Mary Kate McGeehan is an American actress. Her acting career has spanned several decades and she has appeared in a number of TV productions throughout the 1980s, 90s and 2000s into the 2010s. She is the daughter of American actor Patrick McGeehan and Lawrence Welk biographer Bernice McGeehan.

==Career==
She is best known to television viewers for her role as Linda Gioberti (originally Linda Caproni) in the 1980s prime-time drama series Falcon Crest. She appeared in the series from 1982 to 1984, when her character was killed in a plane crash. McGeehan read for a small role at Lorimar that led to being added to the cast as a regular. Prior to her work on Falcon Crest, she played a nurse extra for several years on General Hospital.

In the mid-80s, she also appeared in the highly successful American sci-fi-action-adventure TV series Knight Rider, starring as "Jennifer Knight" in the episode titled "Knight of the Juggernaut" from 1985.

She worked as the dialogue coach for Dylan Sprouse and Cole Sprouse following the 2004 pilot of the Disney Channel's The Suite Life of Zack and Cody (2005). She is also on the staff at Gary Spatz's The Playground - A Young Actors Conservatory (2006).
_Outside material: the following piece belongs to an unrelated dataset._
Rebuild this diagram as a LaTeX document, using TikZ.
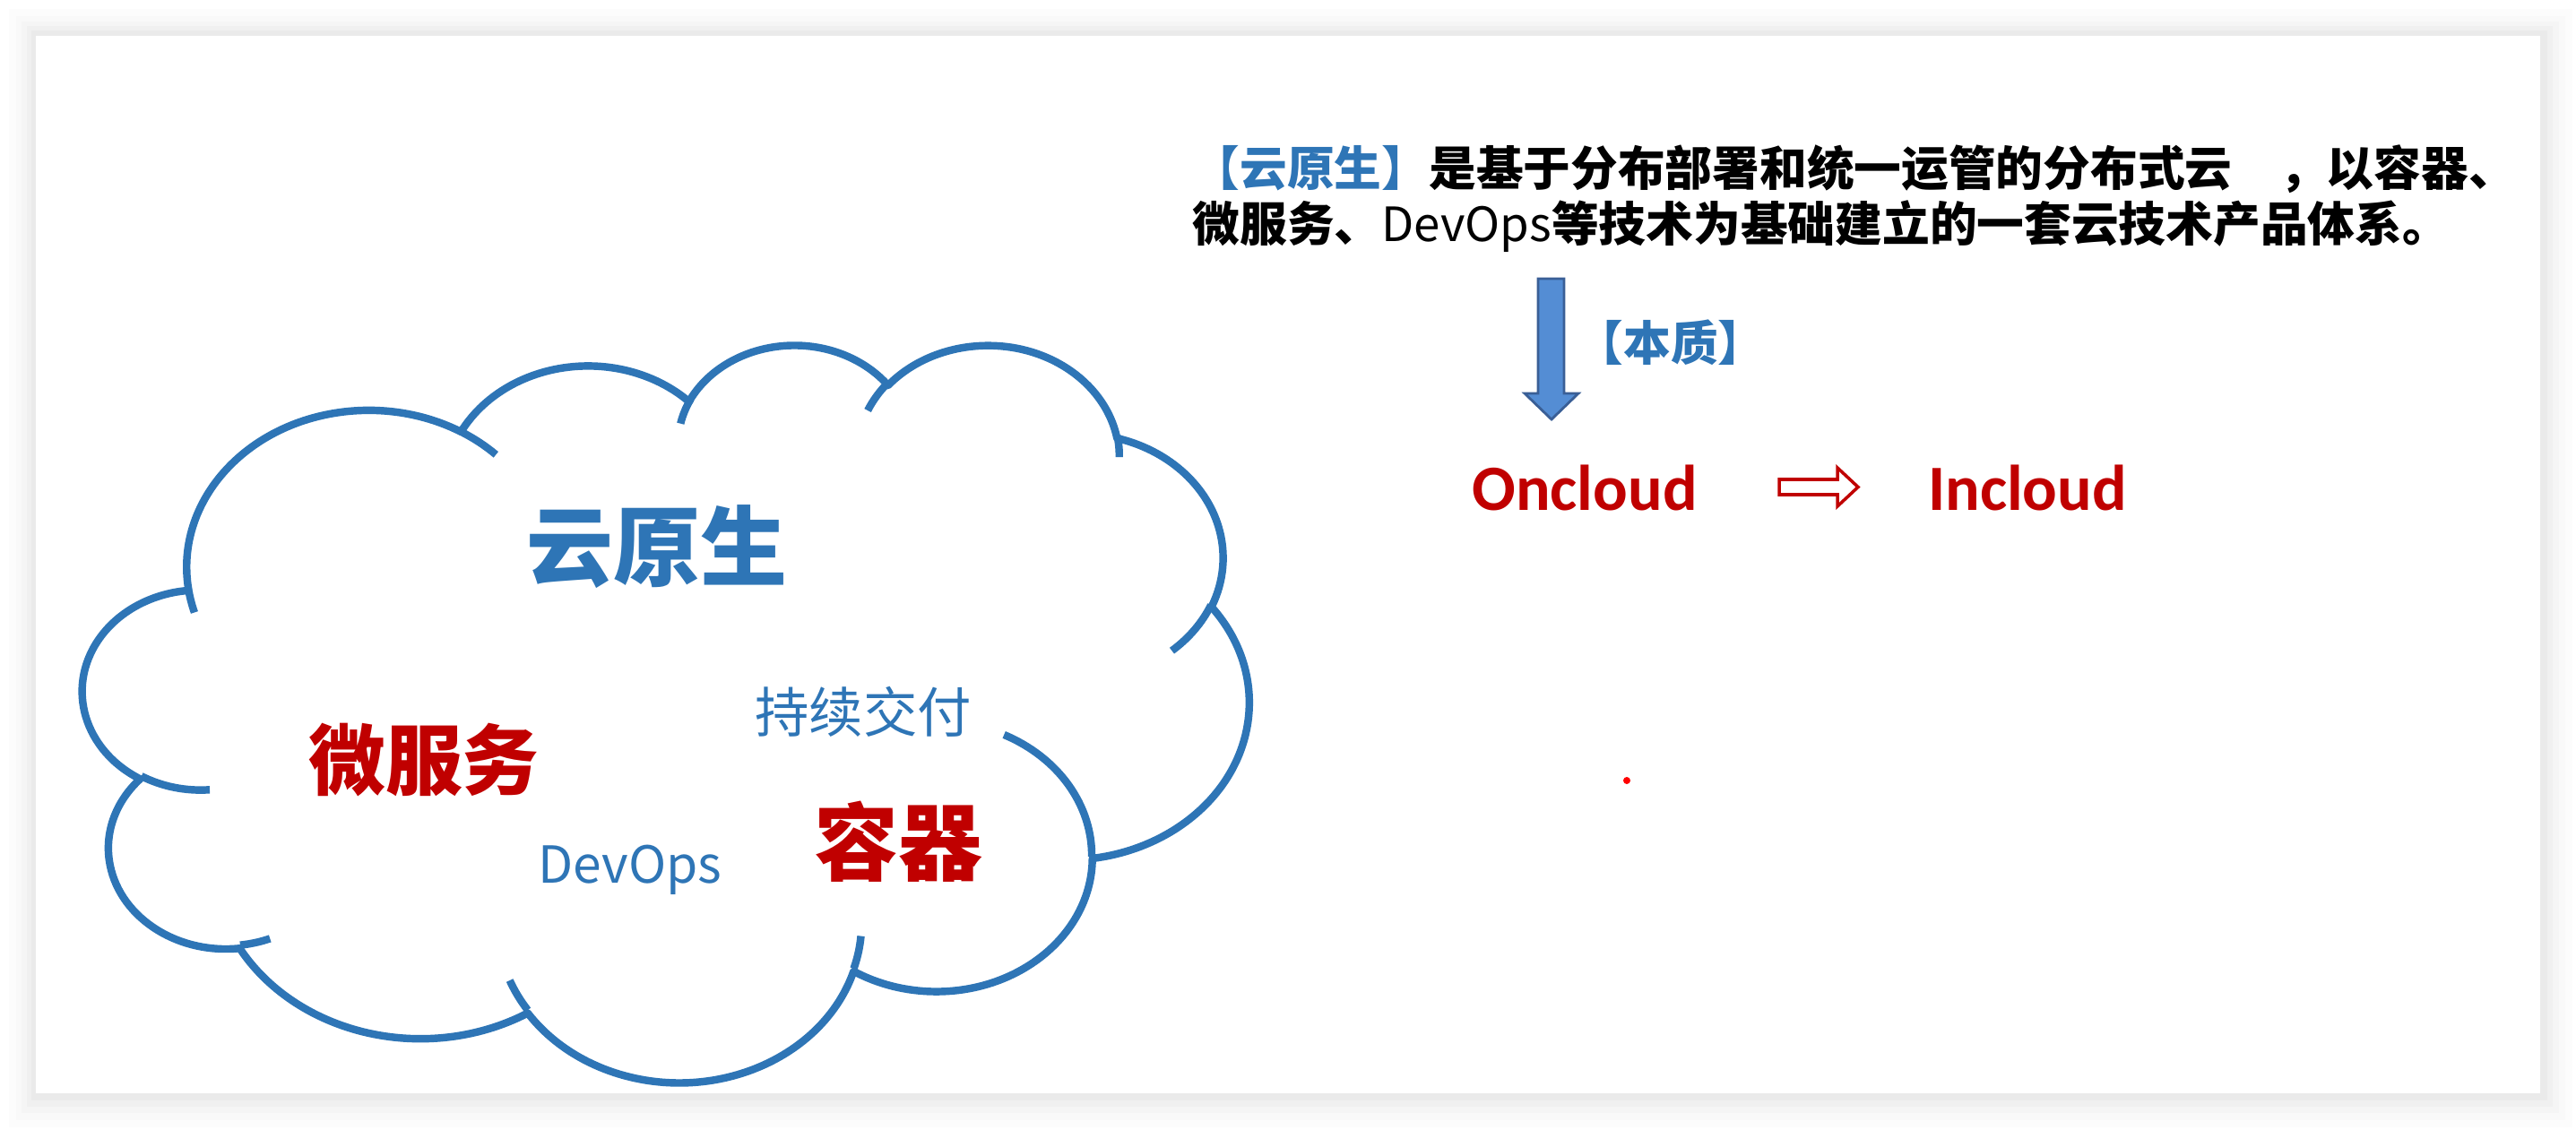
\documentclass[tikz,border=0pt]{standalone}
\usepackage{fontspec}
\newfontfamily\cjk{Noto Sans CJK SC}
\newfontfamily\calib{Carlito}
\definecolor{cloudblue}{RGB}{46,117,182}
\definecolor{deepred}{RGB}{192,0,0}
\definecolor{arrowblue}{RGB}{84,141,212}
\definecolor{arrowedge}{RGB}{58,95,150}
% one lobe of the cloud: x radius, y radius, start angle, sweep (angles seen on the page)
\newcommand{\cloudarc}[4]{arc[x radius=#1, y radius=#2,
  start angle={atan2(#1*sin(#3),#2*cos(#3))},
  delta angle={mod(atan2(#1*sin(#3+#4),#2*cos(#3+#4))-atan2(#1*sin(#3),#2*cos(#3))+720,360)}]}

\begin{document}
\begin{tikzpicture}[
    cloudline/.style={draw=cloudblue, line width=2.4pt, line join=round},
    cloudword/.style={inner sep=0, font=\cjk},
    introline/.style={anchor=west, inner sep=0, font={\cjk\bfseries\fontsize{15}{18}\selectfont}},
    bigword/.style={inner sep=0, anchor=base, text=deepred, font={\calib\bfseries\fontsize{20.5}{24}\selectfont}}
  ]
			%%%%% START %%%%%
			
			\useasboundingbox (0, 0) rectangle (28.74, 12.6);
			\fill[white] (0, 0) rectangle (28.74, 12.6);
			
			% page with its soft shadow
			\fill[black, opacity=0.01] (0.10, 0.02) rectangle (28.70, 12.50);
			\fill[black, opacity=0.012] (0.18, 0.10) rectangle (28.62, 12.42);
			\fill[black, opacity=0.015] (0.24, 0.18) rectangle (28.55, 12.36);
			\fill[black, opacity=0.02] (0.30, 0.25) rectangle (28.48, 12.31);
			\fill[black, opacity=0.025] (0.35, 0.32) rectangle (28.42, 12.26);
			\fill[white] (0.40, 0.40) rectangle (28.34, 12.20);
			
			% cloud
			\begin{scope}[shift={(0.927, 8.772)}, x=0.0301cm, y=-0.01904cm]
			\draw[cloudline, fill=white] (39.00, 143.70)
			  \cloudarc{67.53}{91.90}{-190.48748}{123.78053}
			  \cloudarc{53.33}{72.67}{-144.10238}{89.94523}
			  \cloudarc{43.65}{59.45}{-145.80792}{99.72302}
			  \cloudarc{48.57}{65.95}{-130.98607}{117.24173}
			  \cloudarc{53.33}{72.73}{-78.70888}{109.02692}
			  \cloudarc{67.75}{92.20}{-46.26725}{130.269}
			  \cloudarc{57.85}{78.67}{0.62502}{114.03333}
			  \cloudarc{67.52}{92.15}{22.4516}{115.17255}
			  \cloudarc{77.20}{105.43}{66.24263}{75.71102}
			  \cloudarc{43.60}{59.18}{-274.94208}{146.73557}
			  \cloudarc{43.45}{59.45}{-246.8285}{152.51885}
			  -- cycle;
			\draw[cloudline] (46.93, 261.77) \cloudarc{43.45}{59.45}{86.742}{26.4295};
			\draw[cloudline] (69.28, 348.99) \cloudarc{43.60}{59.18}{73.61047}{11.44747};
			\draw[cloudline] (164.78, 390.90) \cloudarc{67.52}{92.15}{137.62415}{14.0811};
			\draw[cloudline] (288.27, 347.51) \cloudarc{67.52}{92.15}{6.45327}{15.99835};
			\draw[cloudline] (341.29, 229.54) \cloudarc{57.85}{78.67}{-70.29235}{70.91737};
			\draw[cloudline] (417.98, 153.54) \cloudarc{53.33}{72.73}{30.31803}{27.7515};
			\draw[cloudline] (383.24, 54.26) \cloudarc{48.57}{65.95}{-13.74433}{14.8589};
			\draw[cloudline] (290.78, 39.52) \cloudarc{48.57}{65.95}{-149.18145}{18.19537};
			\draw[cloudline] (221.41, 47.20) \cloudarc{43.65}{59.45}{-163.49427}{18.19537};
			\draw[cloudline] (140.00, 51.92) \cloudarc{67.53}{91.90}{-66.70695}{12.31935};
			\draw[cloudline] (41.27, 157.89) \cloudarc{67.53}{91.90}{157.65435}{11.85817};
			\end{scope}
			
			\node[cloudword, text=cloudblue, font={\cjk\bfseries\fontsize{27.6}{30}\selectfont}] (title) at (7.33, 6.50) {云原生};
			\node[cloudword, text=deepred, font={\cjk\bfseries\fontsize{24.4}{28}\selectfont}] (micro) at (4.73, 4.12) {微服务};
			\node[cloudword, text=cloudblue, font={\cjk\fontsize{17.2}{20}\selectfont}] (delivery) at (9.63, 4.66) {持续交付};
			\node[cloudword, text=deepred, font={\cjk\bfseries\fontsize{26.7}{30}\selectfont}] (container) at (10.02, 3.21) {容器};
			\node[cloudword, anchor=base, text=cloudblue, font={\cjk\fontsize{16.2}{19}\selectfont}] (devops) at (7.03, 2.75) {DevOps};
			
			% definition
			\node[introline] (intro1) at (13.30, 10.71) {\textcolor{cloudblue}{【云原生】}是基于分布部署和统一运管的分布式云\hspace{1em}，以容器、};
			\node[introline] (intro2) at (13.30, 10.07) {微服务、{\mdseries DevOps}等技术为基础建立的一套云技术产品体系。};
			
			\draw[arrowedge, fill=arrowblue, line width=0.8pt] (17.16, 9.49) -- (17.45, 9.49) -- (17.45, 8.21) -- (17.61, 8.21)
			  -- (17.31, 7.92) -- (17.01, 8.21) -- (17.16, 8.21) -- cycle;
			\node[introline, anchor=center, text=cloudblue] (essence) at (18.64, 8.78) {【本质】};
			
			\node[bigword] (oncloud) at (17.68, 6.91) {Oncloud};
			\node[bigword] (incloud) at (22.62, 6.91) {Incloud};
			\draw[deepred, fill=white, line width=1pt] (19.85, 7.08) -- (20.50, 7.08) -- (20.50, 6.95) -- (20.73, 7.165)
			  -- (20.50, 7.38) -- (20.50, 7.25) -- (19.85, 7.25) -- cycle;
			
			\fill[red] (18.15, 3.89) circle (0.04);
			
			%%%%% END %%%%%
\end{tikzpicture}
\end{document}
She and her writing partner, Susan Shaughnessy, won 5th place in the American Screenwriters Association International Screenplay Competition, for their black comedy script, "Bearded Ladies" (May 2005).

==Patent==
In 1994, she filed for a patent for an apparatus to allow for easier scenery changes, specifically intended for decorating children's rooms. The patent was granted on June 4, 1996.

==Selected TV credits==
- Falcon Crest (as Linda Caproni, Linda Gioberti)
- Fantasy Island
- The A-Team
- Thicke of the Night
- Knight Rider (as Jennifer Knight)
- Simon and Simon
- Magnum P.I.
- Remington Steele
- The Love Boat
- Hotel
- Airwolf
- Murder, She Wrote
- Voyagers!
- The Renegades
- Houston Knights (as Andrea Webber)
- Beverly Hills, 90210
- The Suite Life on Deck
- Smart Guy
- The Suite Life of Zack & Cody
- Mike & Molly

==Filmography==
- Danielle Steel's Full Circle (1996)

==Personal life==
She married Kerry Hatch of Oingo Boingo in September 1984. In 2016, Kerry Hatch filed for divorce, but the case was dismissed.